Friz and his team of engineers design the first "boxer" (or opposed twin) engine was the fore-and-aft M2B15, based on a British Douglas design. It was manufactured by BMW in 1921/1922 but mostly used in other brands of motorcycles, notably Victoria of Nuremberg. The M2B15 proved to be moderately successful and BMW used it in its own Helios motorcycle. BMW also developed and manufactured a small 2-stroke motorcycle called the "Flink" for a short time. When BMW Gmbh went public in 1922, Friz was named the first Chief Engineer and Design Director of BMW AG, a post he would hold until 1937.
With the development of its first light alloy cylinder head, a much more significant "across the frame" version of the boxer engine was designed. In 1923 the R32 debuted at the Paris Auto Show, and caused quite a sensation among engineers and consumers alike. Using the new aluminum alloy cylinders, Friz designed a 486 cc (29.7 cu in) engine with 8.5 hp (6.3 kW) and a top speed of 95–100 km/h (59–62 mph). The R32 was the second major product Friz designed for his company, effectively keeping the company solvent during a difficult time.

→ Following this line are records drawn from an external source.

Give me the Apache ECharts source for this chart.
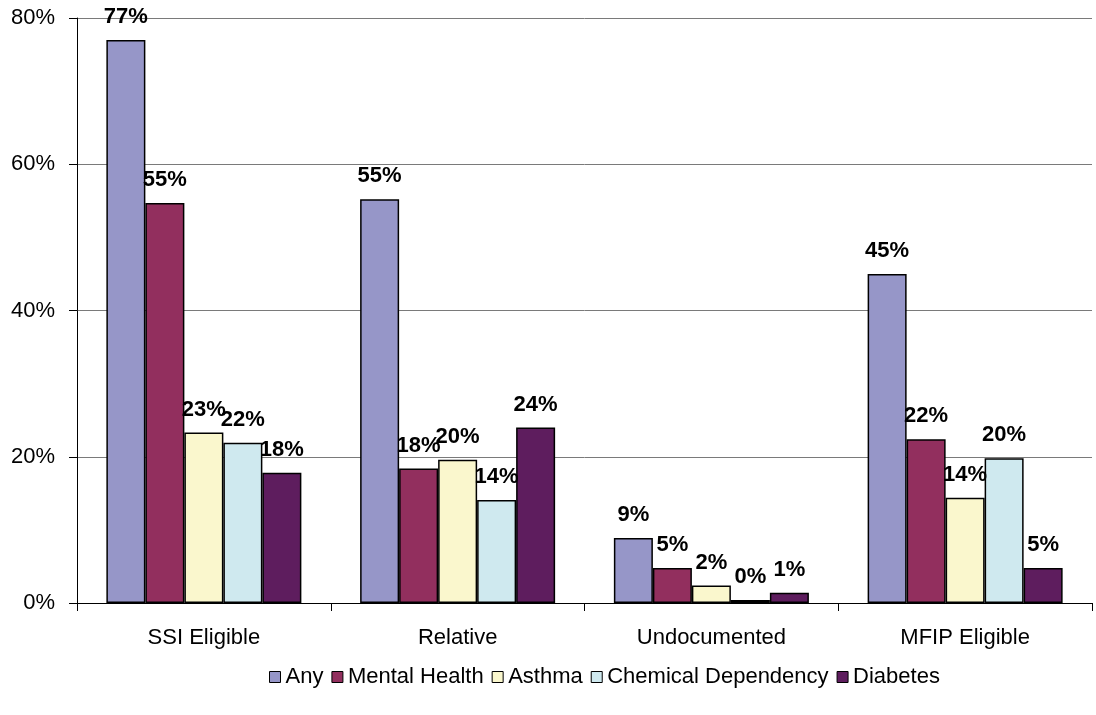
<!DOCTYPE html>
<html>
<head>
<meta charset="utf-8">
<script src="https://cdn.jsdelivr.net/npm/echarts@6/dist/echarts.min.js"></script>
<style>
  html, body { margin: 0; padding: 0; background: #fff; }
  #chart { width: 1096px; height: 715px; }
</style>
</head>
<body>
<div id="chart"></div>
<script>
// Share of each group with the condition (percent)
const categories = ['SSI Eligible', 'Relative', 'Undocumented', 'MFIP Eligible'];
const seriesNames = ['Any', 'Mental Health', 'Asthma', 'Chemical Dependency', 'Diabetes'];
const anyVals = [77.0, 55.2, 8.9, 45.0];
const mentalHealthVals = [54.7, 18.4, 4.8, 22.4];
const asthmaVals = [23.3, 19.6, 2.4, 14.4];
const chemDepVals = [21.9, 14.1, 0.4, 19.8];
const diabetesVals = [17.8, 24.0, 1.4, 4.8];
const yTicks = [0, 20, 40, 60, 80];

const colors = ['#9696C8', '#922F5E', '#FAF7CD', '#CFE9EF', '#5E1D5E'];
const valueSets = [anyVals, mentalHealthVals, asthmaVals, chemDepVals, diabetesVals];
const fontFamily = 'Arial, "Liberation Sans", sans-serif';
const fontSize = 22;

const chart = echarts.init(document.getElementById('chart'));
chart.setOption({
  animation: false,
  color: colors,
  textStyle: { fontFamily: fontFamily },
  grid: { left: 77, right: 4, top: 18, bottom: 112, containLabel: false },
  legend: {
    bottom: 22,
    left: 264,
    itemWidth: 11,
    itemHeight: 11,
    itemGap: 8,
    icon: 'rect',
    textStyle: { fontSize: fontSize, color: '#000', fontFamily: fontFamily },
    data: seriesNames.map(n => ({ name: n, itemStyle: { borderColor: '#000', borderWidth: 1 } }))
  },
  xAxis: {
    type: 'category',
    data: categories,
    axisLine: { lineStyle: { color: '#000', width: 1 } },
    axisTick: { show: true, length: 8, lineStyle: { color: '#000' } },
    axisLabel: { fontSize: fontSize, color: '#000', margin: 24, fontFamily: fontFamily }
  },
  yAxis: {
    type: 'value',
    min: yTicks[0],
    max: yTicks[yTicks.length - 1],
    interval: 20,
    axisLine: { show: true, lineStyle: { color: '#000', width: 1 } },
    axisTick: { show: true, length: 8, lineStyle: { color: '#000' } },
    axisLabel: { fontSize: fontSize, color: '#000', margin: 22, formatter: v => v + '%', fontFamily: fontFamily },
    splitLine: { show: true, lineStyle: { color: '#7a7a7a', width: 1 } }
  },
  series: seriesNames.map((name, i) => ({
    name: name,
    type: 'bar',
    data: valueSets[i],
    barWidth: 39,
    barGap: '0%',
    itemStyle: { color: colors[i], borderColor: '#000', borderWidth: 1.5 },
    label: {
      show: true,
      position: 'top',
      distance: 12,
      fontSize: fontSize,
      fontWeight: 'bold',
      color: '#000',
      fontFamily: fontFamily,
      formatter: p => Math.round(p.value) + '%'
    }
  }))
});
</script>
</body>
</html>
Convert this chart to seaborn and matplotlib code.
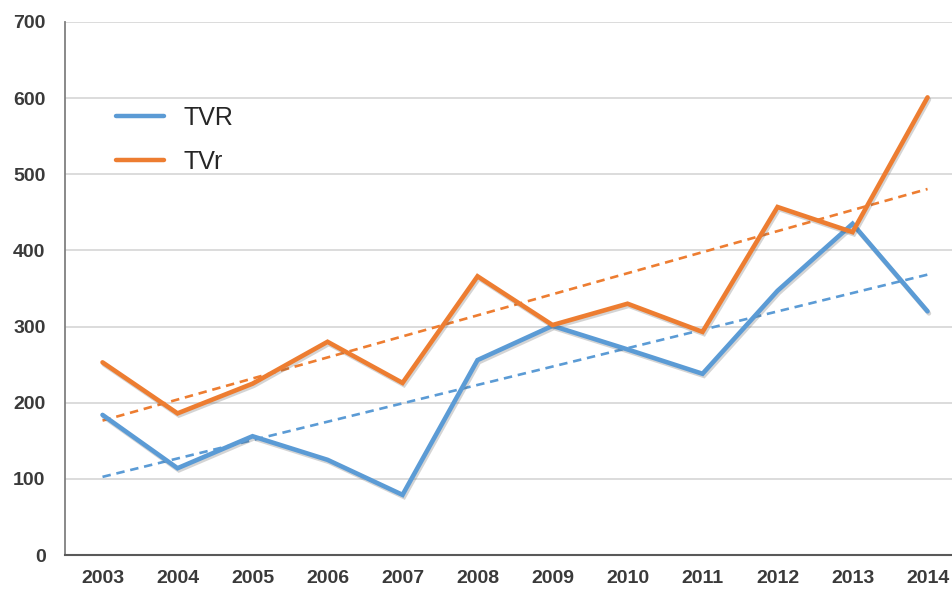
import matplotlib
matplotlib.use("Agg")
import matplotlib.pyplot as plt
import matplotlib.patheffects as pe
import numpy as np
import pandas as pd
import seaborn as sns

years = [2003, 2004, 2005, 2006, 2007, 2008, 2009, 2010, 2011, 2012, 2013, 2014]
tvr_upper = [184, 114, 156, 125, 79, 256, 301, 270, 238, 347, 435, 320]
tvr_lower = [253, 186, 225, 280, 226, 366, 302, 330, 293, 457, 424, 601]
series_names = ["TVR", "TVr"]
colors = {"TVR": "#5B9BD5", "TVr": "#ED7D31"}
y_ticks = [0, 100, 200, 300, 400, 500, 600, 700]

df = pd.DataFrame({
    "year": years * 2,
    "value": tvr_upper + tvr_lower,
    "series": ["TVR"] * len(years) + ["TVr"] * len(years),
})

sns.set_style("white")
plt.rcParams["font.family"] = ["Liberation Sans", "DejaVu Sans"]

fig = plt.figure(figsize=(9.52, 5.89), dpi=100)
ax = fig.add_axes([0.0683, 0.0577, 0.9454, 0.905])

shadow = [pe.SimpleLineShadow(offset=(1, -1.5), alpha=0.25, shadow_color="#555555"), pe.Normal()]

# trend lines first (below)
for name, vals in zip(series_names, [tvr_upper, tvr_lower]):
    k, b = np.polyfit(years, vals, 1)
    trend = pd.DataFrame({"year": years, "value": np.polyval([k, b], years)})
    sns.lineplot(data=trend, x="year", y="value", ax=ax, color=colors[name],
                 linewidth=1.9, linestyle=(0, (3.2, 2.2)), legend=False)

sns.lineplot(data=df, x="year", y="value", hue="series", hue_order=series_names,
             palette=colors, linewidth=3.3, ax=ax, legend=False)
for line in ax.lines[2:]:
    line.set_path_effects(shadow)
    line.set_solid_joinstyle("miter")

ax.set_xlim(2002.5, 2014.5)
ax.set_ylim(0, 700)
ax.set_xticks(years)
ax.set_yticks(y_ticks)
ax.set_xticklabels([str(y) for y in years], fontsize=14, fontweight="bold", color="#3A3A3A")
ax.set_yticklabels([str(v) for v in y_ticks], fontsize=14, fontweight="bold", color="#3A3A3A")
ax.tick_params(axis="y", length=0, pad=14)
ax.tick_params(axis="x", length=0, pad=11)
ax.set_xlabel("")
ax.set_ylabel("")
ax.yaxis.grid(True, color="#D9D9D9", linewidth=1.3)
ax.set_axisbelow(True)
for s in ["top", "right"]:
    ax.spines[s].set_visible(False)
ax.spines["left"].set_color("#808080")
ax.spines["left"].set_linewidth(1.3)
ax.spines["bottom"].set_color("#595959")
ax.spines["bottom"].set_linewidth(1.5)

handles = [plt.Line2D([], [], color=colors[n], linewidth=3.2, solid_capstyle="round") for n in series_names]
ax.legend(handles, series_names, loc="upper left", bbox_to_anchor=(0.032, 0.885),
          frameon=False, fontsize=18, handlelength=1.9, handletextpad=0.8, labelspacing=0.8)

fig.savefig("out.png", dpi=100)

The engine and gear box formed a bolt-up single unit. At a time when many motorcycle manufacturers used a total-loss oiling systems, the new BMW engine featured a recirculating wet-sump oiling system. However, it was not a "high-pressure oil" system based on shell bearings and tight clearances that we are familiar with, but a drip feed to roller bearings. This system was used by BMW until 1969. The wet-sump system was not overly common on motorcycles until the 1970s and the arrival of Japanese motorcycles. Until then, many manufacturers had used dry sump, with an external oil-tank made of sheet-metal.
Friz was appointed to General Manager of BMW-Flugmotorenbau GmbH, Munich in 1934, and was there until 1937. With BMW continued growth into automobiles, Friz succeeded Leo C. Grass as General Manager of Flugmotorenfabrik Eisenach GmbH, overseeing development of automobile engine design and development. 1945 Friz retired from BMW. Friz was honored with an Honorary Doctorate from the Munich College of Advanced Technology in 1954.
Friz died in Tegernsee on June 9, 1966.